I guess you mean essentially this: Is it possible to write a symbolic system (such as Maple) in a non-symbolic language (such as C, C++, etc.)? Yes, of course it's possible since Maple itself is an example of that. But I think that your conception of what's involved is overly simplistic. If the variables don't have numeric values, you have to internally handle all the algebraic manipulations. You need to put expressions in "normal forms" so that equality can be recognized.

  • If understand the statement in Maple, can you provide an example of a language they are referring to?

Almost all languages in widespread use before 1986 (such as C, C++, Fortran, Pascal, BASIC, Algol, COBOL) have no built-in support for symbolic variables. In those languages, the bottom-up evaluation style must be used.

You specifically mentioned Matlab and Python. As far as I'm aware, both of those languages have some support for symbolic variables. In Matlab, they're call "symms" (I believe). In Python, there's a package sympy. 

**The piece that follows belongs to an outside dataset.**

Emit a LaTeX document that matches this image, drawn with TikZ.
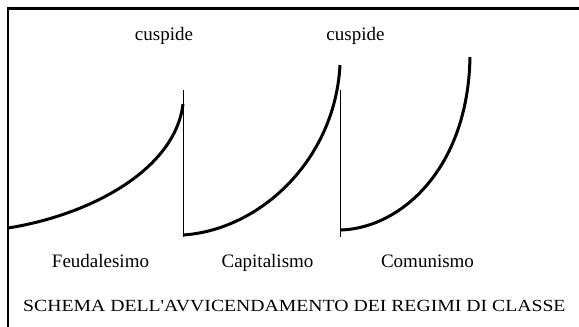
\documentclass[tikz,border=0pt]{standalone}
\usepackage{fontspec}
\setmainfont{Liberation Serif}
\newfontfamily\titlefont[FakeStretch=1.16]{Liberation Serif}
\begin{document}
\begin{tikzpicture}[x=1pt,y=-1pt,
	frame/.style={line width=2.5pt},
	era/.style={line width=3pt},
	cut/.style={line width=0.8pt},
	lab/.style={anchor=base,inner sep=0pt,font=\fontsize{19}{22}\selectfont},
	tit/.style={anchor=base,inner sep=0pt,font=\titlefont\fontsize{17}{20}\selectfont}]
\useasboundingbox (0,0) rectangle (579,327);
\draw[frame] (8,327) -- (8,8.5) -- (579,8.5);
% curve ends
\coordinate (f0) at (8,228);
\coordinate (f1) at (183,104);
\coordinate (c0) at (183,235);
\coordinate (c1) at (340,65);
\coordinate (m0) at (341,230);
\coordinate (m1) at (470,57);
% the three regimes
\draw[era] (f0) .. controls (90,215) and (175,170) .. (f1);
\draw[era] (c0) .. controls (260,230) and (335,160) .. (c1);
\draw[era] (m0) .. controls (400,228) and (468,170) .. (m1);
% the two breaks
\coordinate (b1top) at (183,90);
\coordinate (b1bot) at (183,237);
\coordinate (b2top) at (340,90);
\coordinate (b2bot) at (340,237);
\draw[cut] (b1top) -- (b1bot);
\draw[cut] (b2top) -- (b2bot);
\node[lab] (cusp1) at (164,40) {cuspide};
\node[lab] (cusp2) at (355.5,40) {cuspide};
\node[lab] (feud) at (100.5,267.7) {Feudalesimo};
\node[lab] (capi) at (267.5,267.7) {Capitalismo};
\node[lab] (comu) at (427.5,267.7) {Comunismo};
\node[tit] (title) at (294.4,311.7) {SCHEMA DELL'AVVICENDAMENTO DEI REGIMI DI CLASSE};
\end{tikzpicture}
\end{document}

@J F Ogilvie The first of your three examples can be done like this:

inttrans:-fourier(
    convert(exp(-a*abs(x))/sqrt(abs(x)), Heaviside), 
    x, s
) assuming a>0;

For the other two examples, I can't get Maple to fully expand them, even by direct integration. But neither are the results incorrect, as was suggested by your original Question. It may be possible to include these in Maple's "known" fourier transforms by using the inttrans:-addtable command.